The Society of Occupational Medicine has collated what it has concluded are three common scenarios why employers do, or do not, consider asking for OH advice.
The slightly tongue-in-cheek analysis by the society’s medical appraiser Dr Eva D’Souza outlined a first scenario in which an employer no longer has employees. Or rather, that the employees it once had had either left, been made ill and gone off sick or were now claiming disability discrimination against it.
“Sometimes it is the business culture that is sick and not just the employees. Managing your employee health issues and their work is no different to any other good management practice. If you neglect the financial risks in your business, it will suffer,” said D’Souza.
The second scenario was that the business was already thriving and had good management systems in place, so staff felt valued. Staff retention rates were therefore already high and absence levels low.
In this scenario, the organisation had probably previously already been using HR, health and safety and OH support.

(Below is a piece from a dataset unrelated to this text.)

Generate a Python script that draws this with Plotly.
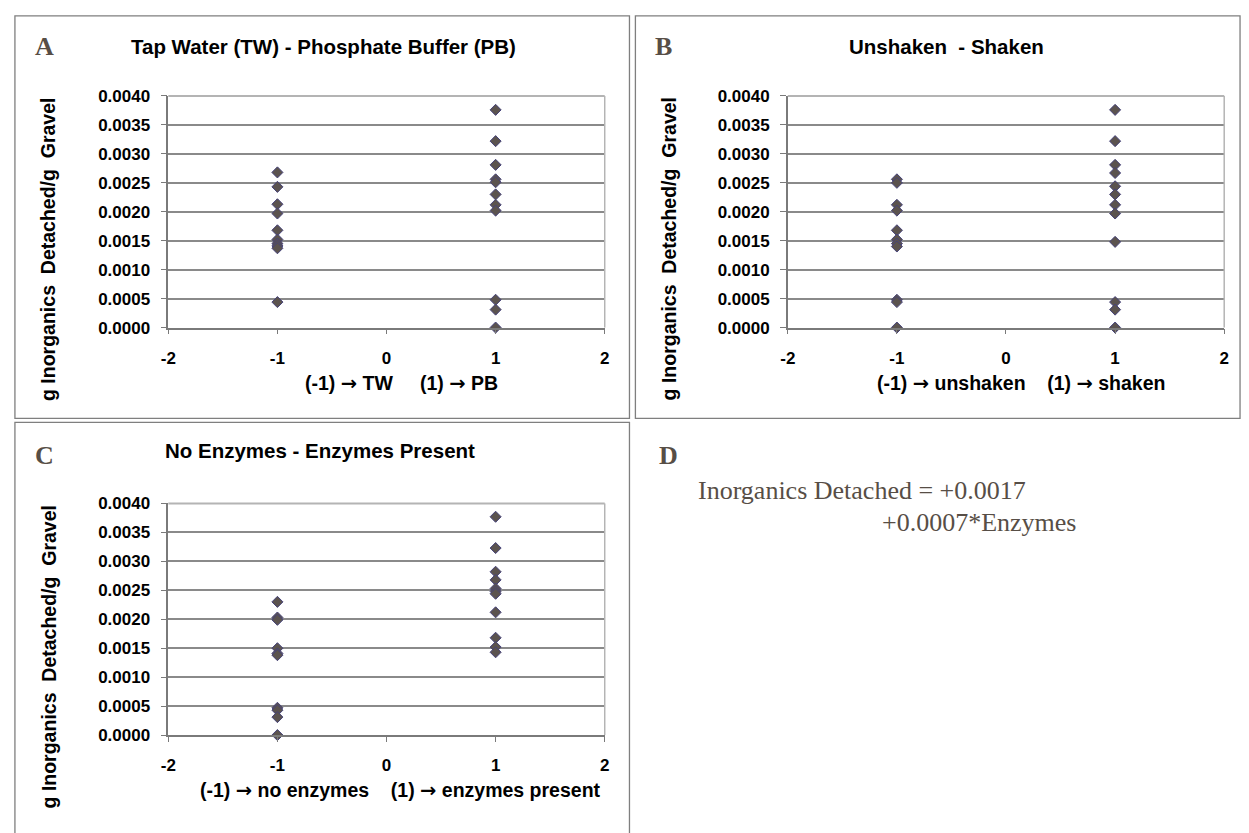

“You manage the health issues relating to your employees and their work in the same way as any other significant business risk and have a culture where employees can raise concerns early and feel like they will be heard and can be offered support, if needed,” said D’Souza.
The third scenario was that someone had suggested the employer might want to refer an employee to OH because they had been off sick for a year and their manager was therefore at the point of suggesting that they resign.
“Better to seek competent occupational health advice late in the day, than not at all, as you could face unintended consequences of your actions, for example constructive dismissal and disability discrimination claims, if you haven’t followed fair processes in a reasonable way,” adds D’Souza.